Delivery drivers and runners who worked for FedEx Ground Package System, Inc. have not been paid proper overtime wages in accordance with New Mexico law, a proposed class action alleges.
The plaintiff, who worked for FedEx through an independent service provider (ISP) between 2016 and February 2020, says he often worked well over 40 hours per week yet was paid only a day rate without time-and-a-half overtime wages.
According to the case, FedEx is ultimately responsible for ensuring drivers and runners are paid in accordance with state law, and cannot skirt its compliance obligations by “inserting ISPs between it and its drivers/runners.”
The lawsuit says that FedEx switched to the ISP model—whereby the company employs drivers through intermediary entities—to avoid liability after “years of defending litigation” challenging its classification of drivers as independent contractors.
“By creating a system in which FedEx employs delivery drivers and runners through intermediary FedEx ISPs, who generally have no other delivery business other than delivering to FedEx customers, FedEx has attempted to evade its responsibilities under the [New Mexico Minimum Wage Act],” the suit contests.
Under the ISP system, FedEx maintains a significant level of control over drivers and runners’ job duties, the suit says.

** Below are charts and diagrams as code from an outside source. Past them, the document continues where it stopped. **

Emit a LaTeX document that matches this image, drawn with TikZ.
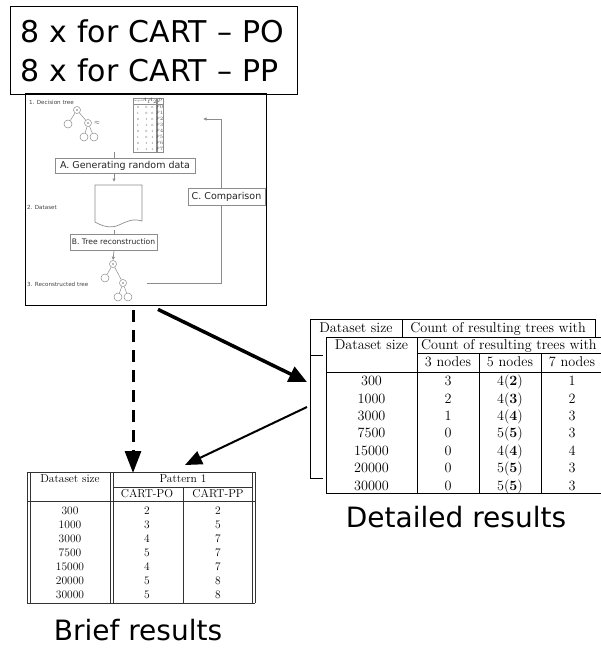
\documentclass[tikz,border=0pt]{standalone}
\usepackage{fontspec}
\newfontfamily\dv{DejaVu Sans}
\usetikzlibrary{arrows.meta,calc}
\begin{document}
\begin{tikzpicture}[x=1pt,y=-1pt,
  lbl/.style={font=\dv\fontsize{28}{30}\selectfont, inner sep=0},
  fl/.style={draw=black!45, line width=0.7pt},
  fla/.style={fl, -{Latex[length=3.5pt,width=3.5pt]}},
  fbox/.style={draw=black!45, line width=0.7pt, fill=white, inner sep=0, font=\dv\fontsize{9.5}{11}\selectfont, text=black!85},
  ftxt/.style={font=\dv\fontsize{5.6}{6}\selectfont, text=black!75, inner sep=0, anchor=west},
  tc/.style={circle, draw=black!45, line width=0.5pt, minimum size=8pt, inner sep=0},
  tiny/.style={font=\fontsize{3.2}{3.5}\selectfont, text=black!70, inner sep=0},
  tinyh/.style={font=\fontsize{2.4}{2.6}\selectfont, text=black!70, inner sep=0},
  tl/.style={draw=black, line width=0.6pt},
  bl/.style={draw=black!80, line width=0.6pt},
  dt/.style={font=\fontsize{14.2}{16}\selectfont, inner sep=0, text height=9.5pt, text depth=0pt},
  bt/.style={font=\fontsize{11.5}{13}\selectfont, inner sep=0, text height=7.8pt, text depth=0pt},
  frame/.style={inner sep=0, anchor=north west}
]
\useasboundingbox (0,0) rectangle (601,650);
\clip (0,0) rectangle (601,650);

% ---------- top box ----------
\node[frame, draw, line width=1pt, minimum width=287pt, minimum height=88pt,
      text width=267pt, align=left, font=\dv\fontsize{30}{39}\selectfont, yshift=-2pt]
  (topbox) at (10,4) {8 x for CART – PO\\8 x for CART – PP};

% ---------- flowchart ----------
\node[frame, draw, line width=1.4pt, minimum width=241pt, minimum height=212pt] (flow) at (25,93) {};

\node[ftxt] (t1) at (29,102) {1. Decision tree};
\node[ftxt] (t2) at (27,207) {2. Dataset};
\node[ftxt] (t3) at (27,284) {3. Reconstructed tree};

% decision tree
\node[tc, minimum size=7pt] (r1) at (77,110) {};
\node[tc] (a1) at (68,124) {};
\node[tc, minimum size=7pt] (b1) at (88,123) {};
\node[tc] (c1) at (84,137) {};
\node[tc] (d1) at (94,137) {};
\fill[black!55] (r1) circle (0.8pt) (b1) circle (0.8pt);
\draw[fl, line width=0.5pt] (r1) -- (a1) (r1) -- (b1) (b1) -- (c1) (b1) -- (d1);
\node[font=\fontsize{6}{6}\selectfont, text=black!70, inner sep=0] (approx) at (97,123) {$\approx$};

% small data table
\node[frame, minimum width=30pt, minimum height=54pt] (tab) at (133,98) {};
\draw[fl, line width=0.4pt] (133,98) rectangle (163,152);
\draw[fl, line width=0.4pt] (133,104) -- (163,104);
\draw[fl, line width=0.4pt] (156,98) -- (156,152) (157,98) -- (157,152);
\node[tinyh] at (138,101) {target};
\node[tinyh] at (146.5,101) {$A_1$};
\node[tinyh] at (152.5,101) {$A_2$};
\node[tinyh] at (160,101) {$P$};
\foreach \t/\a/\b/\p [count=\i] in {0/0/0/0,1/0/0/1,0/1/0/2,1/1/0/3,0/0/1/4,1/0/1/5,0/1/1/6,1/1/1/7}{
  \node[tiny] at (138,{101+6*\i}) {\t};
  \node[tiny] at (146.5,{101+6*\i}) {\a};
  \node[tiny] at (152.5,{101+6*\i}) {\b};
  \node[tiny] at (160,{101+6*\i}) {$p_{\p}$};
}

\coordinate (ax) at (114,0);
\node[fbox, minimum width=140pt, minimum height=15pt] (boxA) at (125,165.5) {A. Generating random data};
\draw[fl] (tab.south -| ax) -- (boxA.north -| ax);
\draw[fla] (boxA.south -| ax) -- (114,182) coordinate (docTop);

% document shape
\draw[fl, fill=white] (95,185) -- (142,185) -- (142,221)
  .. controls (132,218) and (126,222) .. (119,225)
  .. controls (110,229) and (102,226) .. (95,222) -- cycle;
\coordinate (docBot) at (114,230);

\node[fbox, font=\dv\fontsize{7.6}{9}\selectfont, minimum width=87pt, minimum height=16pt] (boxB) at (113.5,242) {B. Tree reconstruction};
\draw[fl] (docBot) -- (boxB.north -| ax);

% reconstructed tree
\node[tc, minimum size=7pt] (r2) at (113,264) {};
\node[tc] (a2) at (105,278) {};
\node[tc, minimum size=7pt] (b2) at (123,283) {};
\node[tc] (c2) at (118,297) {};
\node[tc] (d2) at (128,297) {};
\fill[black!55] (r2) circle (0.8pt) (b2) circle (0.8pt);
\draw[fl, line width=0.5pt] (r2) -- (a2) (r2) -- (b2) (b2) -- (c2) (b2) -- (d2);
\draw[fla] (boxB.south -| ax) -- (r2.north);

% comparison loop
\node[fbox, minimum width=77pt, minimum height=17pt] (boxC) at (226.5,196.5) {C. Comparison};
\coordinate (cx) at (221,0);
\coordinate (loopStart) at (147,283);
\coordinate (loopEnd) at (203,119);
\draw[fl] (loopStart) -- (loopStart -| cx) -- (boxC.south -| cx);
\draw[fla] (boxC.north -| cx) |- (loopEnd);

% ---------- detailed table ----------
\node[frame, minimum width=291pt, minimum height=174pt] (det) at (310,319) {};
\draw[tl] (310,478) -- (310,319) -- (595,319) -- (595,337);
\draw[tl] (402,319) -- (402,337);
\draw[tl] (310,355) -- (323,355);
\draw[tl] (310,478) -- (323,478);
\node[dt] at (356,328) {Dataset size};
\node[dt] at (498,328) {Count of resulting trees with};
\fill[white] (326,337) rectangle (610,493);
\draw[tl] (610,337) -- (326,337) -- (326,493) -- (610,493);
\draw[tl] (417,337) -- (417,493);
\draw[tl] (417,353) -- (610,353);
\draw[tl] (479,353) -- (479,493) (541,353) -- (541,493);
\draw[tl] (326,372) -- (610,372);
\node[dt] at (371.5,345) {Dataset size};
\node[dt, anchor=west] at (421,345) {Count of resulting trees with};
\node[dt] at (448,362) {3 nodes};
\node[dt] at (510,362) {5 nodes};
\node[dt] at (572,362) {7 nodes};
\foreach \s/\a/\b/\bb/\c [count=\i] in {300/3/4/2/1,1000/2/4/3/2,3000/1/4/4/3,7500/0/5/5/3,15000/0/4/4/4,20000/0/5/5/3,30000/0/5/5/3}{
  \pgfmathsetmacro{\yy}{381+17.4*(\i-1)}
  \node[dt] at (371.5,\yy) {\s};
  \node[dt] at (448,\yy) {\a};
  \node[dt] at (510,\yy) {\b(\textbf{\bb})};
  \node[dt] at (572,\yy) {\c};
}
\node[lbl, anchor=base] (detlbl) at (456,527) {Detailed results};

% ---------- brief table ----------
\node[frame, minimum width=228pt, minimum height=131pt] (brief) at (27,472) {};
\draw[bl] (27,472) -- (255,472);
\draw[bl] (27,603) -- (255,603);
\draw[bl] (27,472) -- (27,603) (30,472) -- (30,603);
\draw[bl] (110,472) -- (110,603) (113,472) -- (113,603);
\draw[bl] (252,472) -- (252,603) (255,472) -- (255,603);
\draw[bl] (113,487) -- (252,487);
\draw[bl] (183,487) -- (183,603);
\draw[bl] (27,501) -- (255,501);
\node[bt] at (70,479) {Dataset size};
\node[bt] at (183,479) {Pattern 1};
\node[bt] at (147,494) {CART-PO};
\node[bt] at (218,494) {CART-PP};
\foreach \s/\a/\b [count=\i] in {300/2/2,1000/3/5,3000/4/7,7500/5/7,15000/4/7,20000/5/8,30000/5/8}{
  \pgfmathsetmacro{\yy}{511+14*(\i-1)}
  \node[bt] at (70,\yy) {\s};
  \node[bt] at (147,\yy) {\a};
  \node[bt] at (218,\yy) {\b};
}
\node[lbl, anchor=base] (brieflbl) at (138,640) {Brief results};

% ---------- connectors ----------
\draw[line width=3pt, dash pattern=on 12pt off 8pt, -{Triangle[length=22pt,width=16pt]}]
  ($(flow.south west)+(108,4)$) -- ($(brief.north west)+(106,1)$);
\draw[line width=3.5pt, -{Triangle[length=18pt,width=16pt]}]
  ($(flow.south west)+(133,3)$) -- ($(det.north west)+(-3,63)$);
\draw[line width=2pt, -{Triangle[length=17pt,width=14pt]}]
  ($(det.north west)+(-3,88)$) -- ($(brief.north west)+(158,-7)$);
\end{tikzpicture}
\end{document}
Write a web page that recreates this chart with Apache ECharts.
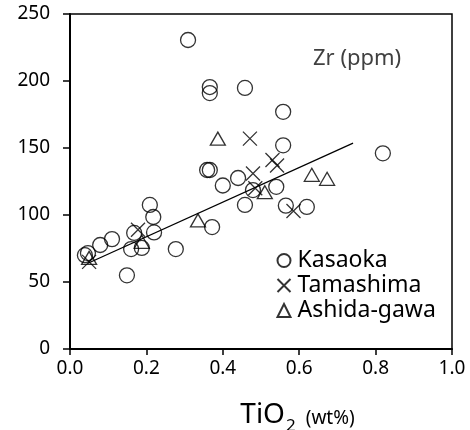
<!DOCTYPE html>
<html>
<head>
<meta charset="utf-8">
<script src="https://cdn.jsdelivr.net/npm/echarts@6/dist/echarts.min.js"></script>
<style>
  html, body { margin: 0; padding: 0; background: #fff; }
  #chart { width: 470px; height: 430px; }
</style>
</head>
<body>
<div id="chart"></div>
<script>
// TiO2 (wt%) vs Zr (ppm)
var kasaoka = [
    [0.309, 230.6], [0.366, 195.5], [0.366, 191], [0.458, 194.8], [0.558, 177],
    [0.558, 152], [0.819, 146], [0.359, 133.6], [0.366, 133.6], [0.44, 127.6],
    [0.40, 122], [0.479, 118.6], [0.458, 107.5], [0.54, 121], [0.565, 107],
    [0.62, 106], [0.372, 91], [0.039, 70], [0.047, 71.6], [0.079, 77.6],
    [0.11, 82], [0.149, 55], [0.16, 74.6], [0.168, 86.6], [0.188, 75.4],
    [0.209, 107.5], [0.218, 98.5], [0.22, 87], [0.277, 74.6]
];
var tamashima = [
    [0.05, 65], [0.178, 89], [0.471, 157], [0.479, 131], [0.53, 141],
    [0.542, 137], [0.585, 103], [0.485, 120]
];
var ashida = [
    [0.05, 68], [0.188, 80], [0.335, 96], [0.387, 157], [0.51, 117],
    [0.633, 130], [0.673, 127]
];
var trendLine = [[0.047, 64], [0.741, 153.7]];

var crossPath = 'path://M0,0L10,10M10,0L0,10';
var font = 'Noto Sans';

var chart = echarts.init(document.getElementById('chart'));
var option = {
    animation: false,
    grid: {
        left: 70, top: 14, right: 18, bottom: 81,
        outerBoundsMode: 'none',
        containLabel: false,
        show: true, borderColor: '#000', borderWidth: 1.5
    },
    legend: {
        orient: 'vertical',
        left: 275,
        top: 248,
        padding: 0,
        itemGap: 0,
        itemWidth: 13,
        itemHeight: 13,
        data: ['Kasaoka', 'Tamashima', 'Ashida-gawa'],
        textStyle: { fontFamily: font, fontSize: 23, lineHeight: 25, color: '#000', padding: [0, 0, 0, 2] }
    },
    graphic: [{
        type: 'text',
        left: 313,
        top: 48,
        style: { text: 'Zr (ppm)', fontFamily: font, fontSize: 22, fill: '#404040' }
    }],
    xAxis: {
        type: 'value',
        min: 0, max: 1, interval: 0.2,
        name: '{a|TiO}{b|2}{c|(wt%)}',
        nameLocation: 'middle',
        nameGap: 52,
        nameTextStyle: {
            padding: [0, 0, 0, 73],
            rich: {
                a: { fontFamily: font, fontSize: 28, color: '#000', lineHeight: 32, verticalAlign: 'top' },
                b: { fontFamily: font, fontSize: 17, color: '#000', lineHeight: 17, verticalAlign: 'top', padding: [17, 10, 0, 1] },
                c: { fontFamily: font, fontSize: 19, color: '#000', lineHeight: 22, verticalAlign: 'top', padding: [8, 0, 0, 0] }
            }
        },
        axisLine: { show: true, onZero: false, lineStyle: { color: '#000', width: 2 } },
        axisTick: { show: true, inside: false, length: 6, lineStyle: { color: '#000', width: 1.5 } },
        axisLabel: { fontFamily: font, fontSize: 19, color: '#000', margin: 10, formatter: function (v) { return v.toFixed(1); } },
        splitLine: { show: false }
    },
    yAxis: {
        type: 'value',
        min: 0, max: 250, interval: 50,
        axisLine: { show: true, onZero: false, lineStyle: { color: '#000', width: 2 } },
        axisTick: { show: true, inside: false, length: 7, lineStyle: { color: '#000', width: 1.5 } },
        axisLabel: { fontFamily: font, fontSize: 19, color: '#000', margin: 20 },
        splitLine: { show: false }
    },
    series: [
        {
            name: 'trend',
            type: 'line',
            data: trendLine,
            symbol: 'none',
            silent: true,
            lineStyle: { color: '#000', width: 1.3 },
            z: 1
        },
        {
            name: 'Kasaoka',
            type: 'scatter',
            data: kasaoka,
            symbol: 'circle',
            symbolSize: 15,
            itemStyle: { color: 'none', borderColor: '#000', borderWidth: 1.3 }
        },
        {
            name: 'Tamashima',
            type: 'scatter',
            data: tamashima,
            symbol: crossPath,
            symbolSize: 14,
            itemStyle: { color: 'none', borderColor: '#000', borderWidth: 1.3 }
        },
        {
            name: 'Ashida-gawa',
            type: 'scatter',
            data: ashida,
            symbol: 'triangle',
            symbolSize: [15, 13],
            itemStyle: { color: 'none', borderColor: '#000', borderWidth: 1.3 }
        }
    ]
};
chart.setOption(option);
window.addEventListener('resize', function () {
    chart.resize();
});
</script>
</body>
</html>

Drivers and runners typically work full time for FedEx, delivering FedEx packages to FedEx customers while wearing FedEx uniforms and driving vehicles bearing the company’s logo and color scheme, according to the case.
Further, the services rendered by drivers and runners is integral to the defendant’s business, and must be performed in accordance with strict policies and procedures dictated by both FedEx and ISPs, the suit relays.
“These policies include a strict schedule of pickup and delivery of its packages to comply with FedEx’s same-day delivery requirements,” the complaint reads.
The case goes on to allege that FedEx “micromanages” the manner in which drivers and runners complete their assigned work, including by requiring workers to wear FedEx uniforms and place specific signage on their vehicles; assigning deliveries that must be delivered at a set time; requiring drivers and runners to scan all packages with scanners designated by the defendant; fielding comments and complaints regarding drivers’ and runners’ work performance and using its own discretion to take action in response; monitoring workers’ performance and tracking whether deliveries are “successful” based on its own standards; and maintaining authority to require that ISPs terminate drivers and runners.
When drivers work for a different ISP or even directly for FedEx, their job duties and procedures “do not differ in any material way,” the suit adds.
Despite the foregoing, drivers and runners were paid fixed “day rates” that did not include overtime pay even when they worked more than 40 hours per week, the lawsuit alleges. The plaintiff claims he generally worked 12 to 18 hours per day, six days per week, without receiving time-and-a-half overtime.
The plaintiff looks to represent all current or former New Mexico FedEx drivers and runners who were paid day rates without overtime compensation.